Nevertheless, this remains a concern for many UK consumers.

The US Food and Drug Administration (FDA) allows steroid hormone drugs for use in beef production, which has been banned in the EU since 1989. In 2003, an EU scientific review concluded that one of the commonly used hormones is carcinogenic.

Incidences of food poisoning in the US also effect 14 per cent of the population annually. This is 10 times greater than in the UK, where one per cent is affected.

What is the NFU's Food Standards Petition?

The National Farmers Union (NFU) launched a petition at the end of February, demanding that all food imports are produced to the same standards as the UK in the event of any post-Brexit trade deal.
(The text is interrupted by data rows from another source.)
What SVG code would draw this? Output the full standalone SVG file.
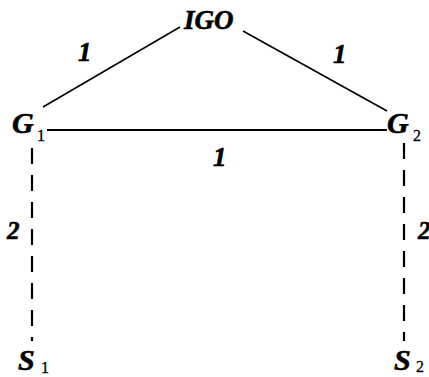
<svg xmlns="http://www.w3.org/2000/svg" width="429" height="377" viewBox="0 0 429 377">
<style>
.lbl{font-family:"Liberation Serif","Times New Roman",serif;font-weight:bold;font-style:italic;fill:#000;stroke:#000;stroke-width:0.6}
.sub{font-family:"Liberation Serif","Times New Roman",serif;font-weight:normal;font-style:normal;font-size:16px;fill:#000;stroke:#000;stroke-width:0.3}
.solid{stroke:#000;stroke-width:1.6;fill:none}
.thick{stroke:#000;stroke-width:2.2;fill:none}
.dash{stroke:#000;stroke-width:2.2;fill:none;stroke-dasharray:16 11}
</style>
<rect width="429" height="377" fill="#fff"/>
<g id="connectors">
<line class="solid" x1="180" y1="27" x2="43" y2="107"/>
<line class="solid" x1="243" y1="31" x2="387" y2="111"/>
<line class="thick" x1="47" y1="130" x2="387" y2="130"/>
<line class="dash" x1="32" y1="148" x2="32" y2="341"/>
<line class="dash" x1="404" y1="143" x2="404" y2="341"/>
<text class="lbl" x="78" y="61" font-size="27">1</text>
<text class="lbl" x="333" y="63" font-size="27">1</text>
<text class="lbl" x="213" y="166" font-size="27">1</text>
<text class="lbl" x="7" y="239" font-size="25">2</text>
<text class="lbl" x="418" y="239" font-size="25">2</text>
</g>
<g id="IGO"><text class="lbl" x="184" y="29" font-size="27">IGO</text></g>
<g id="G1"><text class="lbl" x="12" y="133" font-size="30">G</text><text class="sub" x="37" y="141">1</text></g>
<g id="G2"><text class="lbl" x="387" y="133" font-size="30">G</text><text class="sub" x="413" y="141">2</text></g>
<g id="S1"><text class="lbl" x="18" y="370" font-size="30">S</text><text class="sub" x="41" y="373">1</text></g>
<g id="S2"><text class="lbl" x="394" y="370" font-size="30">S</text><text class="sub" x="416" y="372">2</text></g>
</svg>
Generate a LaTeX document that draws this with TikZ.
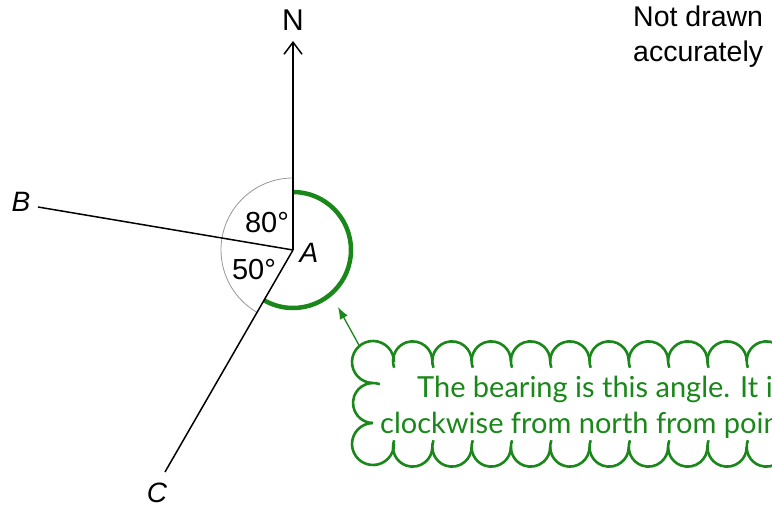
\documentclass[tikz,border=0pt]{standalone}
\usepackage{fontspec}
\setmainfont{Liberation Sans}
\newfontfamily\latofont{Lato}
\usetikzlibrary{arrows.meta}
\definecolor{bgreen}{RGB}{25,135,25}
\definecolor{arcgray}{RGB}{150,150,150}
\begin{document}
\begin{tikzpicture}[x=1pt,y=1pt,
  blackline/.style={line width=1.5pt, black},
  grayarc/.style={line width=0.8pt, arcgray},
  greenarc/.style={line width=4.5pt, bgreen},
  cloudline/.style={line width=2.6pt, bgreen},
  garrow/.style={line width=1.3pt, bgreen, -{Latex[length=12pt,width=9pt]}},
  lbl/.style={font=\fontsize{29}{34}\selectfont, inner sep=0pt},
  ilbl/.style={font=\fontsize{28}{34}\selectfont\itshape, inner sep=0pt},
  gtext/.style={font=\latofont\fontsize{29}{36}\selectfont, text=bgreen, inner sep=0pt, anchor=base west}]
\useasboundingbox (0,0) rectangle (772,507);
% points
\coordinate (A) at (293,257);
\coordinate (Ntip) at (293,466);
\coordinate (Bend) at (38,300);
\coordinate (Cend) at (165,35);
% arcs
\draw[grayarc] (A) ++(90:72) arc[start angle=90, end angle=240, radius=72];
\draw[greenarc] (A) ++(90:58) arc[start angle=90, end angle=-120, radius=58];
% lines
\draw[blackline] (A) -- (Bend);
\draw[blackline] (A) -- (Cend);
\draw[blackline, -{Straight Barb[length=12pt, width=18pt]}] (A) -- (Ntip);
% labels
\node[lbl, font=\fontsize{30}{34}\selectfont] (nlabel) at (293,487) {N};
\node[ilbl] (alabel) at (309,254) {A};
\node[ilbl] (blabel) at (21,305) {B};
\node[ilbl] (clabel) at (157,14) {C};
\node[lbl] (eighty) at (267,284.5) {80°};
\node[lbl] (fifty) at (254,237) {50°};
\node[lbl, anchor=north west, align=left, font=\fontsize{28.5}{35}\selectfont] (note) at (633,501) {Not drawn\\accurately};
% cloud callout
\begin{scope}
\clip (0,0) rectangle (772,507);
\foreach \k in {0,...,10} {
  \pgfmathsetmacro\cx{393+19.65+39.3*\k}
  \draw[cloudline] (\cx,146) ++(200:19.65) arc[start angle=200, end angle=0, radius=19.65];
  \draw[cloudline] (\cx,60) ++(160:19.65) arc[start angle=160, end angle=360, radius=19.65];
}
\draw[cloudline] (373,145) ++(268:21) arc[start angle=268, end angle=0, radius=21];
\draw[cloudline] (373,63) ++(92:21) arc[start angle=92, end angle=360, radius=21];
\draw[cloudline] (373,104) ++(70:20) arc[start angle=70, end angle=270, radius=20];
\node[gtext] (line1) at (417,110) {The bearing is this angle. It is};
\node[gtext] (line2) at (380,74) {clockwise from north from point};
\end{scope}
\coordinate (ctail) at (360,160);
\coordinate (ctip) at (338,200);
\draw[garrow] (ctail) -- (ctip);
\end{tikzpicture}
\end{document}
Minette Batters, NFU president, said: “Our farm-to-fork approach delivers not only some of the most robust levels of food safety and traceability in the world, but also animal welfare and environmental standards that we believe should serve as a model for food production globally,

 “Allowing free access for cheaper US produce would completely take the legs out of our farming sector, and could jeopardise our entire domestic food production system.

“We are now at the eleventh hour. Winning this battle in the court of public opinion is where this now lies.”

The petition has gained the support of celebrities including chef Jamie Oliver and Countryfile presenter Tom Heap. It has almost reached one million signatures.